> _WHAT IS NEEDED_
All the data must come back unchanged, except that pictures are left out.

> _SUPPLIED MATERIAL_
::::::
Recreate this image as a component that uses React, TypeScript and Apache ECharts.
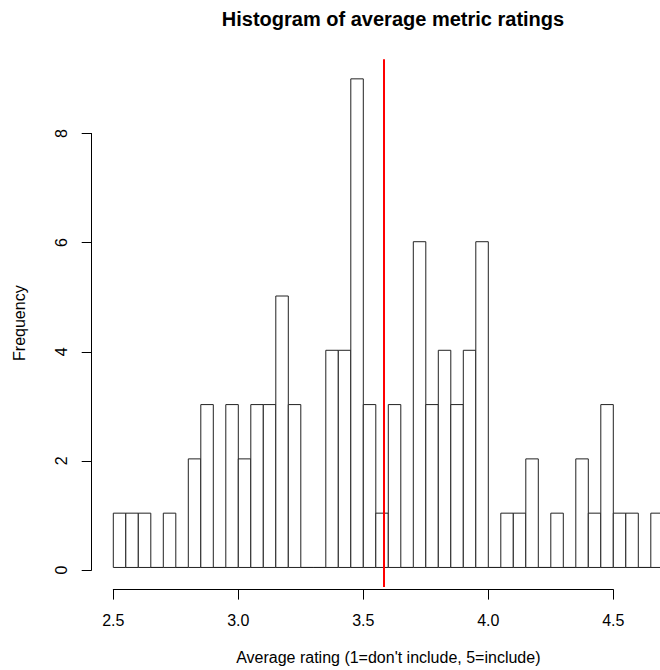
import React, { useEffect, useRef } from "react";
import * as echarts from "echarts";

const titleText = "Histogram of average metric ratings";
const xAxisTitle = "Average rating (1=don't include, 5=include)";
const yAxisTitle = "Frequency";

const binStarts = [
  2.5, 2.55, 2.6, 2.65, 2.7, 2.75, 2.8, 2.85, 2.9, 2.95,
  3.0, 3.05, 3.1, 3.15, 3.2, 3.25, 3.3, 3.35, 3.4, 3.45,
  3.5, 3.55, 3.6, 3.65, 3.7, 3.75, 3.8, 3.85, 3.9, 3.95,
  4.0, 4.05, 4.1, 4.15, 4.2, 4.25, 4.3, 4.35, 4.4, 4.45,
  4.5, 4.55, 4.6, 4.65,
];
const binEnds = [
  2.55, 2.6, 2.65, 2.7, 2.75, 2.8, 2.85, 2.9, 2.95, 3.0,
  3.05, 3.1, 3.15, 3.2, 3.25, 3.3, 3.35, 3.4, 3.45, 3.5,
  3.55, 3.6, 3.65, 3.7, 3.75, 3.8, 3.85, 3.9, 3.95, 4.0,
  4.05, 4.1, 4.15, 4.2, 4.25, 4.3, 4.35, 4.4, 4.45, 4.5,
  4.55, 4.6, 4.65, 4.7,
];
const counts = [
  1, 1, 1, 0, 1, 0, 2, 3, 0, 3,
  2, 3, 3, 5, 3, 0, 0, 4, 4, 9,
  3, 1, 3, 0, 6, 3, 4, 3, 4, 6,
  0, 1, 1, 2, 0, 1, 0, 2, 1, 3,
  1, 1, 0, 1,
];
const meanRating = 3.576;

const xTickMin = 2.5;
const xTickMax = 4.5;
const xTickStep = 0.5;
const yTickMin = 0;
const yTickMax = 8;
const yTickStep = 2;

const FONT = "'Liberation Sans', Arial, Helvetica, sans-serif";

export default function App() {
  const ref = useRef<HTMLDivElement>(null);
  useEffect(() => {
    if (!ref.current) return;
    const chart = echarts.init(ref.current, undefined, { renderer: "svg" });
    const data = binStarts.map((s, i) => [s, binEnds[i], counts[i]]);
    const plotLeft = 91.3;
    const plotTop = 59.3;
    const plotHeight = 530.3;
    const pxPerUnitX = 250;
    const xMinPlot = 2.412;
    const xMaxPlot = 4.788;
    const option: any = {
      animation: false,
      backgroundColor: "#ffffff",
      title: {
        text: titleText,
        left: 388,
        top: 4,
        textAlign: "center",
        textStyle: { fontFamily: FONT, fontSize: 20, fontWeight: "bold", color: "#000" },
      },
      grid: [
        { left: plotLeft, top: plotTop, width: (xMaxPlot - xMinPlot) * pxPerUnitX, height: plotHeight },
        { left: 113.3, top: plotTop, width: 500, height: plotHeight },
        { left: 91.7, top: 133.5, width: 10, height: 436.5 },
      ],
      xAxis: [
        {
          gridIndex: 0, type: "value", min: xMinPlot, max: xMaxPlot,
          axisLine: { show: false }, axisTick: { show: false }, axisLabel: { show: false },
          splitLine: { show: false },
          name: xAxisTitle, nameLocation: "middle", nameGap: 62,
          nameTextStyle: { fontFamily: FONT, fontSize: 16, color: "#000" },
        },
        {
          gridIndex: 1, type: "value", min: xTickMin, max: xTickMax, interval: xTickStep,
          axisLine: { show: true, onZero: false, lineStyle: { color: "#000", width: 1 } },
          axisTick: { show: true, inside: false, length: 10, lineStyle: { color: "#000", width: 1 } },
          axisLabel: {
            show: true, margin: 23, fontFamily: FONT, fontSize: 16, color: "#000",
            formatter: (v: number) => v.toFixed(1),
          },
          splitLine: { show: false },
        },
        {
          gridIndex: 2, type: "value", show: false,
        },
      ],
      yAxis: [
        {
          gridIndex: 0, type: "value", min: -0.36, max: 9.36,
          axisLine: { show: false }, axisTick: { show: false }, axisLabel: { show: false },
          splitLine: { show: false },
          name: yAxisTitle, nameLocation: "middle", nameGap: 64,
          nameTextStyle: { fontFamily: FONT, fontSize: 16, color: "#000" },
        },
        {
          gridIndex: 1, type: "value", show: false, min: 0, max: 1,
        },
        {
          gridIndex: 2, type: "value", min: yTickMin, max: yTickMax, interval: yTickStep,
          axisLine: { show: true, onZero: false, lineStyle: { color: "#000", width: 1 } },
          axisTick: { show: true, inside: false, length: 10, lineStyle: { color: "#000", width: 1 } },
          axisLabel: {
            show: true, margin: 22, rotate: 90, fontFamily: FONT, fontSize: 16, color: "#000",
          },
          splitLine: { show: false },
        },
      ],
      series: [
        {
          type: "custom",
          xAxisIndex: 0,
          yAxisIndex: 0,
          data,
          encode: { x: [0, 1], y: 2 },
          renderItem: (params: any, api: any) => {
            const x0 = api.value(0);
            const x1 = api.value(1);
            const c = api.value(2);
            const p0 = api.coord([x0, 0]);
            const p1 = api.coord([x1, c]);
            return {
              type: "polygon",
              shape: {
                points: [
                  [p0[0], p0[1]],
                  [p0[0], p1[1]],
                  [p1[0], p1[1]],
                  [p1[0], p0[1]],
                ],
              },
              style: { fill: "#ffffff", stroke: "#222222", lineWidth: 1 },
            };
          },
          markLine: {
            silent: true,
            symbol: "none",
            label: { show: false },
            lineStyle: { color: "#ff0000", width: 2, type: "solid" },
            data: [{ xAxis: meanRating }],
          },
          z: 2,
        },
      ],
    };
    chart.setOption(option);
    return () => chart.dispose();
  }, []);
  return (
    <div style={{ position: "fixed", left: 0, top: 0, width: 660, height: 670, overflow: "hidden", background: "#fff" }}>
      <div ref={ref} style={{ width: 720, height: 670 }} />
    </div>
  );
}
::::::
> _WRITTEN SOLUTION_
Recreate this image as a component that uses React, TypeScript and Apache ECharts.
import React, { useEffect, useRef } from "react";
import * as echarts from "echarts";

const titleText = "Histogram of average metric ratings";
const xAxisTitle = "Average rating (1=don't include, 5=include)";
const yAxisTitle = "Frequency";

const binStarts = [
  2.5, 2.55, 2.6, 2.65, 2.7, 2.75, 2.8, 2.85, 2.9, 2.95,
  3.0, 3.05, 3.1, 3.15, 3.2, 3.25, 3.3, 3.35, 3.4, 3.45,
  3.5, 3.55, 3.6, 3.65, 3.7, 3.75, 3.8, 3.85, 3.9, 3.95,
  4.0, 4.05, 4.1, 4.15, 4.2, 4.25, 4.3, 4.35, 4.4, 4.45,
  4.5, 4.55, 4.6, 4.65,
];
const binEnds = [
  2.55, 2.6, 2.65, 2.7, 2.75, 2.8, 2.85, 2.9, 2.95, 3.0,
  3.05, 3.1, 3.15, 3.2, 3.25, 3.3, 3.35, 3.4, 3.45, 3.5,
  3.55, 3.6, 3.65, 3.7, 3.75, 3.8, 3.85, 3.9, 3.95, 4.0,
  4.05, 4.1, 4.15, 4.2, 4.25, 4.3, 4.35, 4.4, 4.45, 4.5,
  4.55, 4.6, 4.65, 4.7,
];
const counts = [
  1, 1, 1, 0, 1, 0, 2, 3, 0, 3,
  2, 3, 3, 5, 3, 0, 0, 4, 4, 9,
  3, 1, 3, 0, 6, 3, 4, 3, 4, 6,
  0, 1, 1, 2, 0, 1, 0, 2, 1, 3,
  1, 1, 0, 1,
];
const meanRating = 3.576;

const xTickMin = 2.5;
const xTickMax = 4.5;
const xTickStep = 0.5;
const yTickMin = 0;
const yTickMax = 8;
const yTickStep = 2;

const FONT = "'Liberation Sans', Arial, Helvetica, sans-serif";

export default function App() {
  const ref = useRef<HTMLDivElement>(null);
  useEffect(() => {
    if (!ref.current) return;
    const chart = echarts.init(ref.current, undefined, { renderer: "svg" });
    const data = binStarts.map((s, i) => [s, binEnds[i], counts[i]]);
    const plotLeft = 91.3;
    const plotTop = 59.3;
    const plotHeight = 530.3;
    const pxPerUnitX = 250;
    const xMinPlot = 2.412;
    const xMaxPlot = 4.788;
    const option: any = {
      animation: false,
      backgroundColor: "#ffffff",
      title: {
        text: titleText,
        left: 388,
        top: 4,
        textAlign: "center",
        textStyle: { fontFamily: FONT, fontSize: 20, fontWeight: "bold", color: "#000" },
      },
      grid: [
        { left: plotLeft, top: plotTop, width: (xMaxPlot - xMinPlot) * pxPerUnitX, height: plotHeight },
        { left: 113.3, top: plotTop, width: 500, height: plotHeight },
        { left: 91.7, top: 133.5, width: 10, height: 436.5 },
      ],
      xAxis: [
        {
          gridIndex: 0, type: "value", min: xMinPlot, max: xMaxPlot,
          axisLine: { show: false }, axisTick: { show: false }, axisLabel: { show: false },
          splitLine: { show: false },
          name: xAxisTitle, nameLocation: "middle", nameGap: 62,
          nameTextStyle: { fontFamily: FONT, fontSize: 16, color: "#000" },
        },
        {
          gridIndex: 1, type: "value", min: xTickMin, max: xTickMax, interval: xTickStep,
          axisLine: { show: true, onZero: false, lineStyle: { color: "#000", width: 1 } },
          axisTick: { show: true, inside: false, length: 10, lineStyle: { color: "#000", width: 1 } },
          axisLabel: {
            show: true, margin: 23, fontFamily: FONT, fontSize: 16, color: "#000",
            formatter: (v: number) => v.toFixed(1),
          },
          splitLine: { show: false },
        },
        {
          gridIndex: 2, type: "value", show: false,
        },
      ],
      yAxis: [
        {
          gridIndex: 0, type: "value", min: -0.36, max: 9.36,
          axisLine: { show: false }, axisTick: { show: false }, axisLabel: { show: false },
          splitLine: { show: false },
          name: yAxisTitle, nameLocation: "middle", nameGap: 64,
          nameTextStyle: { fontFamily: FONT, fontSize: 16, color: "#000" },
        },
        {
          gridIndex: 1, type: "value", show: false, min: 0, max: 1,
        },
        {
          gridIndex: 2, type: "value", min: yTickMin, max: yTickMax, interval: yTickStep,
          axisLine: { show: true, onZero: false, lineStyle: { color: "#000", width: 1 } },
          axisTick: { show: true, inside: false, length: 10, lineStyle: { color: "#000", width: 1 } },
          axisLabel: {
            show: true, margin: 22, rotate: 90, fontFamily: FONT, fontSize: 16, color: "#000",
          },
          splitLine: { show: false },
        },
      ],
      series: [
        {
          type: "custom",
          xAxisIndex: 0,
          yAxisIndex: 0,
          data,
          encode: { x: [0, 1], y: 2 },
          renderItem: (params: any, api: any) => {
            const x0 = api.value(0);
            const x1 = api.value(1);
            const c = api.value(2);
            const p0 = api.coord([x0, 0]);
            const p1 = api.coord([x1, c]);
            return {
              type: "polygon",
              shape: {
                points: [
                  [p0[0], p0[1]],
                  [p0[0], p1[1]],
                  [p1[0], p1[1]],
                  [p1[0], p0[1]],
                ],
              },
              style: { fill: "#ffffff", stroke: "#222222", lineWidth: 1 },
            };
          },
          markLine: {
            silent: true,
            symbol: "none",
            label: { show: false },
            lineStyle: { color: "#ff0000", width: 2, type: "solid" },
            data: [{ xAxis: meanRating }],
          },
          z: 2,
        },
      ],
    };
    chart.setOption(option);
    return () => chart.dispose();
  }, []);
  return (
    <div style={{ position: "fixed", left: 0, top: 0, width: 660, height: 670, overflow: "hidden", background: "#fff" }}>
      <div ref={ref} style={{ width: 720, height: 670 }} />
    </div>
  );
}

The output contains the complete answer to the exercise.